BC Transit, a publicly-owned corporation, oversees transit across BC in some 83 communities outside of Metro Vancouver. However, in almost all cases, apart from some of the large communities, the actual service is delivered by a private for-profit company. The main provider in the Whistler area is Whistler Transit Ltd which is owned by PWTransit Canada, which in turn is part of the Pacific Western Group of Companies.

Why are public services delivered by companies whose goal is to make money? This is a way for public money to subsidize private profit. Why did the BC government, the ultimate paymaster, let the company drag out the strike for over four months? It could have pointed to the obvious failure to deliver the service it was supposed to, as grounds to review the contract.

Long-Term Failure on Transit

BC Rail was a provincially built and owned rail network that ran from Vancouver to northern BC providing freight and passenger services. It operated at a profit until 2000. In 2002, the passenger rail service that connected Vancouver, Squamish, Whistler and other communities to Prince George in the north was ended.

In 2004 the BC Liberals decided to privatize BC Rail. In a scandal-ridden process they sold a 60-year lease to CN Rail, for a claimed $1 billion. However, due to a tax indemnity scheme CN only really paid $500 million. CN has various options to extend the lease. Technically, the province still owns the railbed and the right of way and a right to run passenger trains.

The entire sale process was mired in dodgy dealings. A company, the Progressive Group owned by BC Liberal insider Patrick Kinsella, was paid by the then publicly owned BC Rail nearly $300,000 to advise on the sale. Two ministerial aides, Basi and Virk, pleaded guilty to a reduced charge of breach of trust. The BC government paid them $6.4 million in compensation for their legal costs. Many people suspect there was more going on than ever saw the light of day.

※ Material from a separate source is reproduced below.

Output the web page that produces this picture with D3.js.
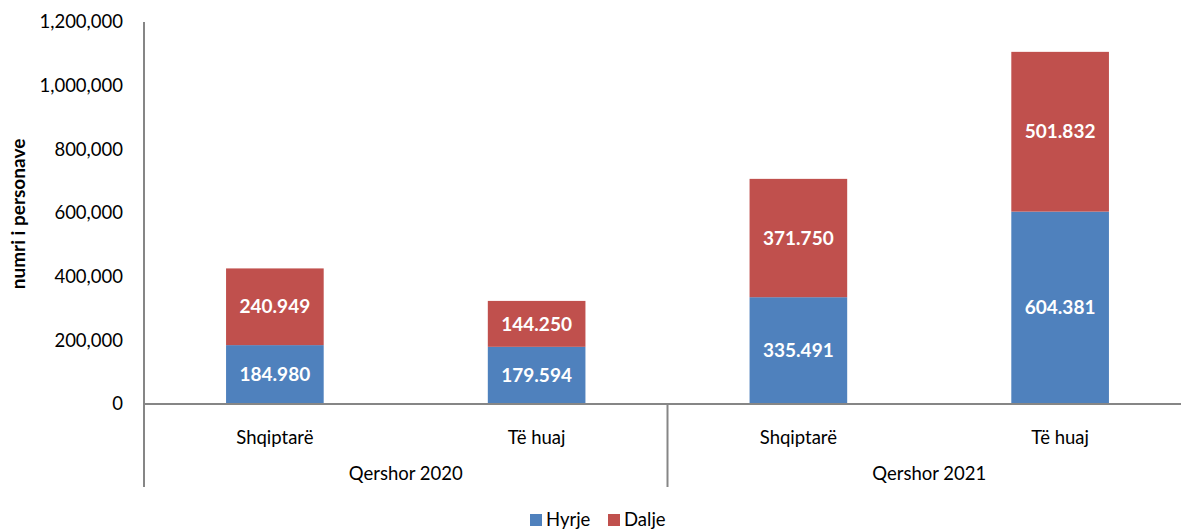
<!DOCTYPE html>
<html>
<head>
<meta charset="utf-8">
<script src="https://cdn.jsdelivr.net/npm/d3@7"></script>
<style>
  body { margin: 0; background: #fff; }
  text { font-family: Lato, 'Open Sans', sans-serif; }
</style>
</head>
<body>
<script>
// chart values
let categories = ['Shqiptarë', 'Të huaj', 'Shqiptarë', 'Të huaj']
let groups = ['Qershor 2020', 'Qershor 2021']
let hyrje = [184980, 179594, 335491, 604381]
let dalje = [240949, 144250, 371750, 501832]
let yTicks = [0, 200000, 400000, 600000, 800000, 1000000, 1200000]
let seriesNames = ['Hyrje', 'Dalje']
let colors = ['#4F81BD', '#C0504D']

// measurements
let m = {
  width: 1181,
  height: 531,
  left: 144,
  right: 1191,
  top: 22,
  zero: 404,
  bottom: 487,
}

let svg = d3.select('body')
  .append('svg')
  .attr('width', m.width)
  .attr('height', m.height)

let xScale = d3.scaleBand()
  .domain(d3.range(categories.length))
  .range([m.left, m.right])
  .paddingInner(0.627)
  .paddingOuter(0.3135)

let yScale = d3.scaleLinear()
  .domain([0, 1200000])
  .range([m.zero, m.top])

let step = xScale.step()

// stack the two series
let rows = categories.map(function(c, i) { return { i: i, Hyrje: hyrje[i], Dalje: dalje[i] } })
let stacked = d3.stack().keys(seriesNames)(rows)

svg.selectAll('g.series')
  .data(stacked)
  .enter()
  .append('g')
    .attr('fill', function(d, i) { return colors[i] })
  .selectAll('rect')
  .data(function(d) { return d })
  .enter()
  .append('rect')
    .attr('x', function(d) { return xScale(d.data.i) })
    .attr('width', xScale.bandwidth())
    .attr('y', function(d) { return yScale(d[1]) })
    .attr('height', function(d) { return yScale(d[0]) - yScale(d[1]) })

// data labels
let fmt = d3.format(',')
svg.selectAll('g.labels')
  .data(stacked)
  .enter()
  .append('g')
  .selectAll('text')
  .data(function(d) { return d })
  .enter()
  .append('text')
    .attr('x', function(d) { return xScale(d.data.i) + xScale.bandwidth() / 2 })
    .attr('y', function(d) { return yScale((d[0] + d[1]) / 2) })
    .attr('dy', '0.35em')
    .attr('text-anchor', 'middle')
    .attr('fill', '#fff')
    .attr('font-weight', 'bold')
    .attr('font-size', 19)
    .text(function(d) { return fmt(d[1] - d[0]).replace(/,/g, '.') })

// y axis
let yAxis = d3.axisLeft(yScale)
  .tickValues(yTicks)
  .tickFormat(d3.format(','))
  .tickSize(0)
  .tickPadding(21)

let yg = svg.append('g')
  .attr('transform', 'translate(' + m.left + ',0)')
  .call(yAxis)
yg.select('.domain').remove()
yg.selectAll('text')
  .attr('font-size', 18.5)
  .attr('fill', '#000')
  .style('font-family', 'Lato, sans-serif')

// axis lines
let grey = '#868686'
svg.append('line')
  .attr('x1', m.left).attr('x2', m.left)
  .attr('y1', m.top).attr('y2', m.bottom)
  .attr('stroke', grey).attr('stroke-width', 2)
svg.append('line')
  .attr('x1', m.left).attr('x2', m.width)
  .attr('y1', m.zero).attr('y2', m.zero)
  .attr('stroke', grey).attr('stroke-width', 2)

// group divider
svg.append('line')
  .attr('x1', m.left + 2 * step).attr('x2', m.left + 2 * step)
  .attr('y1', m.zero).attr('y2', m.bottom)
  .attr('stroke', grey).attr('stroke-width', 2)

// category labels
svg.selectAll('text.cat')
  .data(categories)
  .enter()
  .append('text')
    .attr('class', 'cat')
    .attr('x', function(d, i) { return xScale(i) + xScale.bandwidth() / 2 })
    .attr('y', 438)
    .attr('dy', '0.35em')
    .attr('text-anchor', 'middle')
    .attr('font-size', 18.5)
    .text(function(d) { return d })

// group labels
svg.selectAll('text.grp')
  .data(groups)
  .enter()
  .append('text')
    .attr('class', 'grp')
    .attr('x', function(d, i) { return m.left + step * (2 * i + 1) })
    .attr('y', 474)
    .attr('dy', '0.35em')
    .attr('text-anchor', 'middle')
    .attr('font-size', 18.5)
    .text(function(d) { return d })

// y axis title
svg.append('text')
  .attr('transform', 'translate(18,214) rotate(-90)')
  .attr('text-anchor', 'middle')
  .attr('dy', '0.35em')
  .attr('font-size', 19)
  .attr('font-weight', 'bold')
  .text('numri i personave')

// legend
let legendX = [530, 608]
let legend = svg.selectAll('g.legend')
  .data(seriesNames)
  .enter()
  .append('g')
    .attr('transform', function(d, i) { return 'translate(' + legendX[i] + ',520)' })
legend.append('rect')
  .attr('x', 0).attr('y', -6)
  .attr('width', 12).attr('height', 12)
  .attr('fill', function(d, i) { return colors[i] })
legend.append('text')
  .attr('x', 16)
  .attr('dy', '0.35em')
  .attr('font-size', 18.5)
  .text(function(d) { return d })
</script>
</body>
</html>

Just as BC was selling off the railway it was preparing for the Winter Olympics of 2010 to be held in Vancouver and Whistler. In 2004 the BC government awarded a $600 million contract to widen the highway from Vancouver to Whistler, in most places, to four lanes. For most of its length, the road hugs the edge of a mountainside perched between high rock walls and the ocean. The widened road had to be carved out of a rock cliff or hung out over the water!

The wider road means a lot more traffic on the route, resulting in more pollution and soaring house prices in Squamish and Whistler, as some people now commute into Vancouver from these communities. The mayor of Squamish, Karen Elliott, said in 2020 that the expanded highway “brought some big city problems … the cost of housing, it went up very quickly. Our vacancy rate has been near zero since 2015.”

The rail line from Vancouver to Whistler and beyond still exists. However, as the BC Liberals — the government of the time — are in love with roads (following on from their Social Credit roots) there was never any idea of upgrading that track to provide passenger rail service. A railway line occupies much less space than a four-lane highway, so less rock would have needed to be carved off the mountains.

Rail would be safer and better for the environment and a great tourist trip, both in itself and to get to Whistler. The rail line could then have been extended north to Pemberton, Lillooet, Williams Lake, Quesnel, and Prince George (where it would cross the rail line between Prince Rupert and Edmonton) and Dawson Creek, to connect large parts of BC by rail.

In BC’s politics, money talks so billions are spent to build highways and other mega-projects and services are privatized. One day BC governments will be forced to end their love of big business and super-highways and provide good quality, reliable and affordable public transit as well as implement policies that are better for the environment and people, putting the needs of workers before the desires of the well-off and big construction companies. Mass movements will force change to put people and the planet first.